Sus memorias de iniciación sexual, breves pero salvajes y líricas, tituladas La estatura de sal, es una crónica de los bajos fondos de México, disfrazada de recuerdos eróticos. El hermano gemelo de esta obra atrevida y adelantada a su época es Tiempo de Arena, unas memorias injustamente despreciadas por la crítica y los lectores, pero que es la crónica estética del mismo México que inventarió Novo. Su autor es el infravalorado Jaime Torres Bodet. 

A Renato Leduc, en cambio, cuyo nombre olvidó Monsiváis malamente en la antología de crónicas A ustedes les consta, terminó como octogenario de leyenda tomándose la copa en los billares de Tlalpan, justo donde suponía que él nació: frene a la plaza principal. Con él la crónica se disfraza de artículo periodístico y la prosa poética se combina con el lenguaje coloquial “de carretonero”. Un acierto en toda regla. 

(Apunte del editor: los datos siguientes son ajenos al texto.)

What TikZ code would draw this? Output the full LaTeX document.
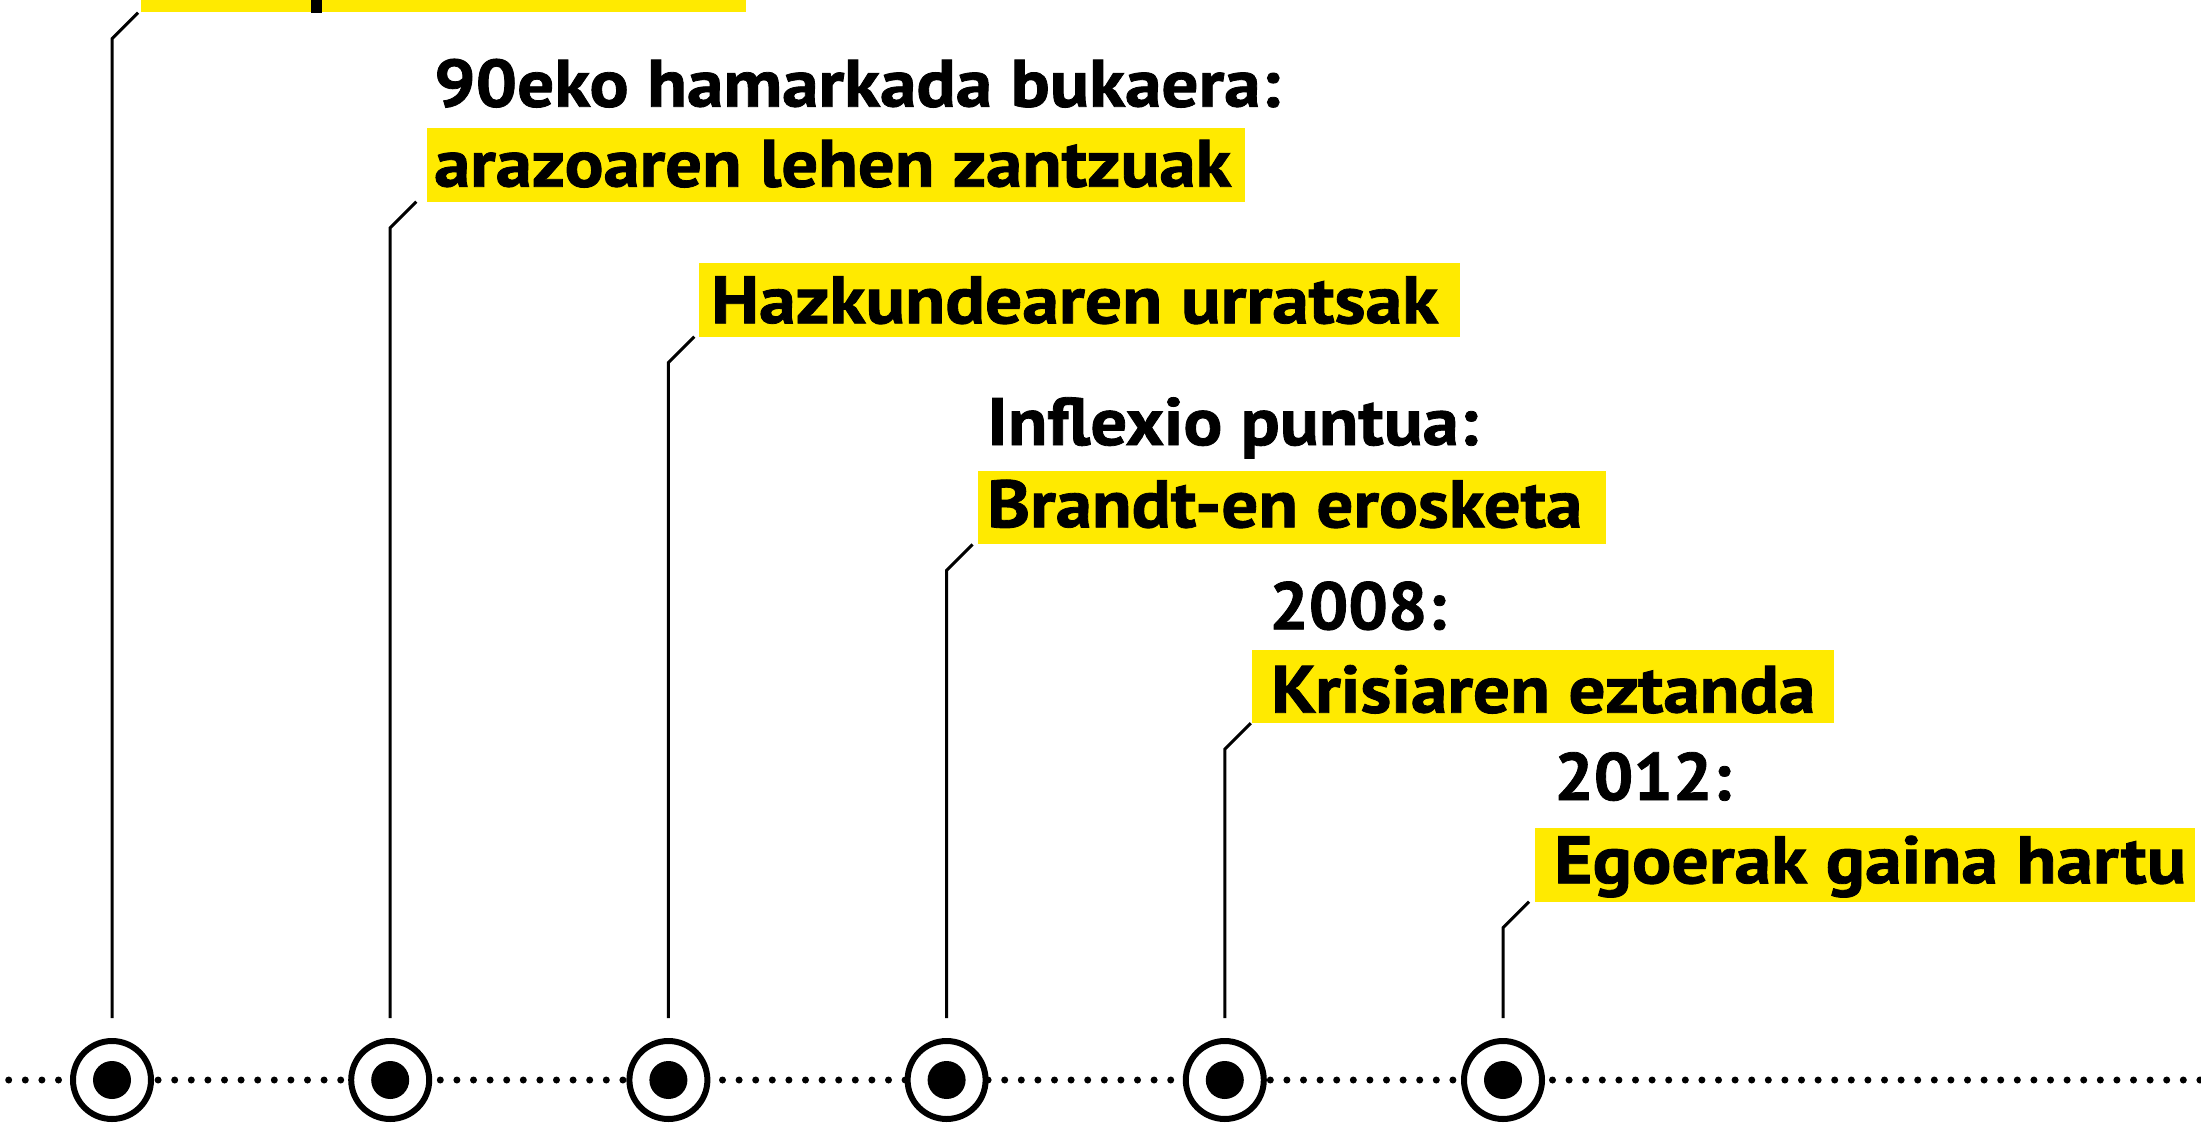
\documentclass[tikz,border=0pt]{standalone}
\usepackage{fontspec}
\setmainfont{PT Sans}[BoldFeatures={FakeBold=1.2}]
\usetikzlibrary{calc}
\definecolor{ylw}{RGB}{255,234,0}
\newcommand\fitw[2]{\resizebox{#1}{\height}{#2}}
\tikzset{
  ybox/.style={fill=ylw, inner sep=0pt, minimum height=73.5pt, anchor=south west},
  lbl/.style={inner sep=0pt, anchor=base west, font=\fontsize{67}{80}\selectfont\bfseries},
  ring/.style={circle, draw=black, fill=white, line width=6pt, minimum size=78pt, inner sep=0pt},
  hub/.style={circle, fill=black, minimum size=38pt, inner sep=0pt},
  conn/.style={line width=3pt, draw=black},
  dotline/.style={line width=7pt, line cap=round, dash pattern=on 0pt off 16.6pt},
}
\begin{document}
\begin{tikzpicture}[x=1pt,y=-1pt]
\clip (0,0) rectangle (2201,1129);
\fill[white] (0,0) rectangle (2201,1129);

% yellow boxes
\node[ybox, minimum width=605pt]   (b1) at (141,12.7)   {};
\node[ybox, minimum width=818pt]   (b2) at (427,201.7)  {};
\node[ybox, minimum width=761pt]   (b3) at (699,336.7)  {};
\node[ybox, minimum width=628pt]   (b4) at (978,544.5)  {};
\node[ybox, minimum width=582.5pt] (b5) at (1251.5,723.3) {};
\node[ybox, minimum width=660pt]   (b6) at (1535,901.7) {};

% fragment of cut-off first label
\fill[black] (311,0) rectangle (322,13.3);

% labels
\node[lbl] (h2) at (434,106.7) {\fitw{846pt}{90eko hamarkada bukaera:}};
\node[lbl] (t2) at (434,186.7) {\fitw{797pt}{arazoaren lehen zantzuak}};
\node[lbl] (t3) at (711,323.3) {\fitw{727pt}{Hazkundearen urratsak}};
\node[lbl] (h4) at (987,445)   {\fitw{491pt}{Inflexio puntua:}};
\node[lbl] (t4) at (987,527.3) {\fitw{595pt}{Brandt-en erosketa}};
\node[lbl] (h5) at (1269,629.3) {\fitw{177pt}{2008:}};
\node[lbl] (t5) at (1271,712.7) {\fitw{544pt}{Krisiaren eztanda}};
\node[lbl] (h6) at (1554,800)  {\fitw{177pt}{2012:}};
\node[lbl] (t6) at (1554,883.3) {\fitw{632pt}{Egoerak gaina hartu}};

% timeline
\coordinate (tlA) at (8.7,1080);
\coordinate (tlB) at (2201,1080);
\draw[dotline] (tlA) -- (tlB);

\foreach \i/\x in {1/112,2/390.2,3/668.4,4/946.6,5/1224.8,6/1503}{
  \node[ring] (c\i) at (\x,1080) {};
  \node[hub] (d\i) at (c\i) {};
}

% connectors
\foreach \i in {1,...,6}{
  \draw[conn] ([yshift=20pt]c\i.north)
     -- ($(c\i |- b\i.south)+(0,-26pt)$)
     -- ($(c\i |- b\i.south)+(26pt,0)$);
}
\end{tikzpicture}
\end{document}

Entre los grandes cronistas, José Emilio Pacheco, cuya principal crónica se disfraza de novela: Las batallas en el desierto. Su espacio vital es la colonia Roma, ahora renacida por la gentrificación. Pacheco es uno de nuestros grandes cronistas, como a su manera lo fue Octavio Paz, en muchos de sus poemas. Nocturno de San Ildefonso es una disfrazada crónica del primer cuadro de la Ciudad de México: “El muchacho que camina por este poema entre San Ildefonso y el Zócalo es el hombre que lo escribe”.